The exhibition: Opening the Black Box: The Charge is Torture presented the Chicago Torture Justice Memorials Project  (CTJM) presented over 70 proposals for memorializing documented cases of torture by Chicago police. CTJM held workshops, discussions, and round tables in conversation with the torture survivors and their families to share knowledge about this history, and to consider the forms memorialization might take.

Michael Piazza’s suitcase archive

This is Michael’s suitcase. He filled it with soil from the side of his house on Albany to take to Germany. I am not sure why I have it. It may have contained other pieces or materials or maybe left at my house for some reason from moving something. We did so many projects together and some alongside each other. It was a suitcase.

When I heard Michael died I brought the suitcase into my garage. I was overwhelmed with melancholy and could not do anything but gather what I had and set it all in a suitcase. It was empty and all I could do was to fill the suitcase with every item I had of Michaels. There are shared pieces, and remnants of collaborations intersected and overlapping. Postcards, and writings, small objects, and books he wrote and books we talked about. He was a reader. His pal, poet Bertha Husband told me that. Michael introduced me to her.

The suitcase archive has been near me since April 30, 2006, filled minutes after. I would like to give the suitcase archive to his sons, Sam and Franklin.

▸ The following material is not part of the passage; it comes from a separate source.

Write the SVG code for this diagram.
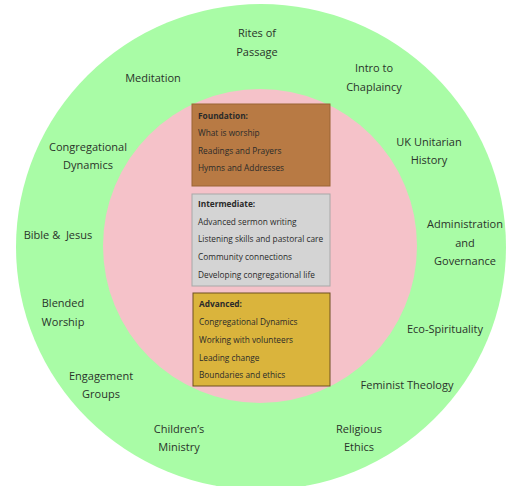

I will do that when I see them.

Louis Sullivan Memorial

Architect Louis Sullivan was a life long Chicagoan, whose work and stories of struggle has many connections for me and had seeped into my consciousness as a boy.  Planted with ornamental cabbages and the letters of an early department store Schleshinger & Meyer Department Store is a memorial to his life. The piece is in the collection of the Sullivan Gallery in Chicago.